Check which processes were running on the system when you took the memory dump using the linux_psaux plugin, you can find plugins by
$ python3 vol.py --info | grep linux_
This plugin is used to provide a full process listing of the system. Its output is approximately the same as would be obtained running the
ps -aux command via a terminal, The resulting output shown Everything in this list of processes appeared to be normal, with the exception of one process, specifically the very last process in the list. Its name of F00 is not a known standard Linux
Next we use linux_pslist This plugin prints the list of active processes starting from the
init_task symbol and walking the
task_struct->tasks linked list. It does not display the swapper process. If the DTB column is blank, the item is likely a kernel thread. Result the same numbers of processes were found using this plugin as with the previous plugin. Again,
the only process that did not appear to belong was F00, Next is dump the files for further analysis we utilize linux_lsof plugin which mimics the
lsof command on a live system. It prints the list of open file descriptors and their paths for each running process
Pid FD Path -------- -------- ---- 1 0 /dev/null 1 1 /dev/null 1 2 /dev/null
After we list the files and detect what we looking for by tracking down the suspicious process it’s time prints details of process memory, including heaps, stacks, and shared libraries linux_proc_maps This very powerful plugin can be used to learn important information about the underlying system as a whole
0x8050000-0x8051000 r-x 2777 /usr/F_00/F_00 0x8051000-0x8052000 rw- 4096 2777 /usr/F_00/F_00 0xb75d7000-0xb75d8000 rw- 0 0
What this plugin reveals about this process is the actual location of the files associated with
suspicious process F_00 specifically its actual location,
/usr/ also it is revealed by its permission of r-x. Interestingly, this process only relies on two libraries, whereas most system processes rely on many additional libraries, Finally it’s time time dump this process directly from the memory image, to do that let’s call linux_find_file This particular plugin can be used to not only dump pre-identified files from the memory image (using information obtained from other plugins) but it can also list all filesystem objects with an open handle in memory we can simply dump any target file with the argument
-F for example:
$ python3 vol.py ... linux_find_file -F “/usr/F_00/F_00” Inode Number Inode -------------------- --------------- 0161170 0xf $ python3 vol.py ... linux_find_file -i 0xf -O mal.elf
The “Inode” represents the location in memory where this specific “inode” is stored. With this information, the file “mal.elf” was generated and dumped from the memory image. The next step is to verify the hash of the file and check if there is a match in any malware database or perform further analysis on the binary.

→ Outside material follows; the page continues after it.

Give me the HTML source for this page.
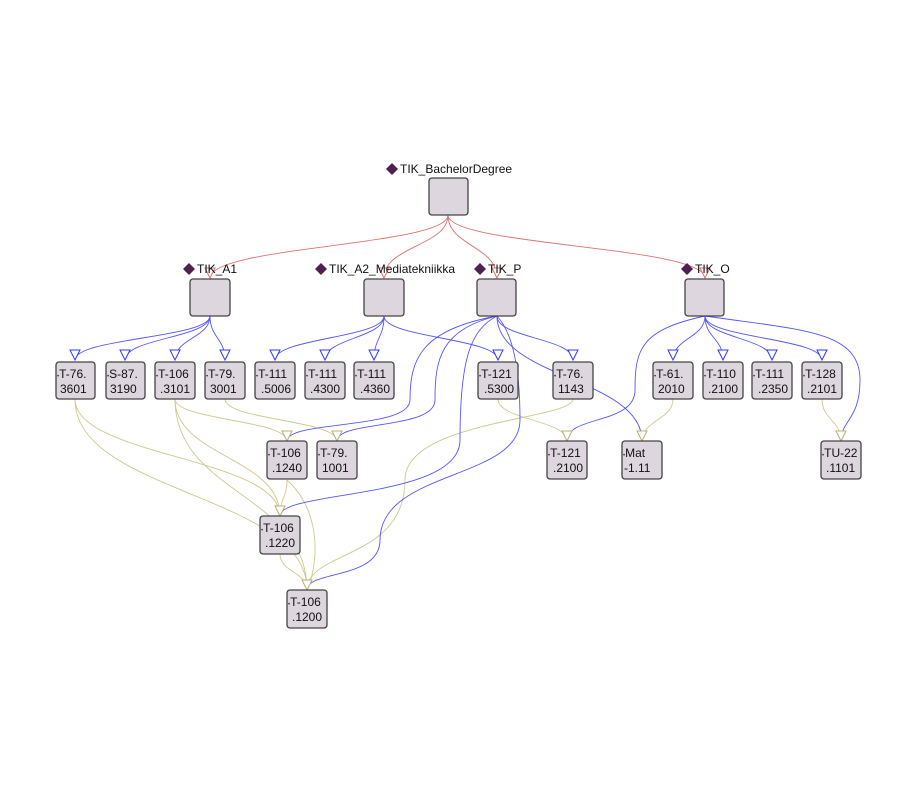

Of course, In the real world situation it won’t be this easy but hopefully you learned something about Volatility memory plugins and the tool itself and the possibility to not only identify it but also dump a suspect file, Additionally, it’s important to note that rootkits may create concealed network connections, a topic we can explore in a separate post focused on Analyzing Network Traffic.
Forensics is a fascinating field that delves into malware analysis and operating system internals. In this explanation, I aimed to simplify complex concepts and keep the post brief. However, certain aspects may still be unclear, so I provided reference links to various articles covering the fundamentals and tutorials on tools used in this context. Remember, this is just the 101 stuff there’s more to learn and I encourage to do more research.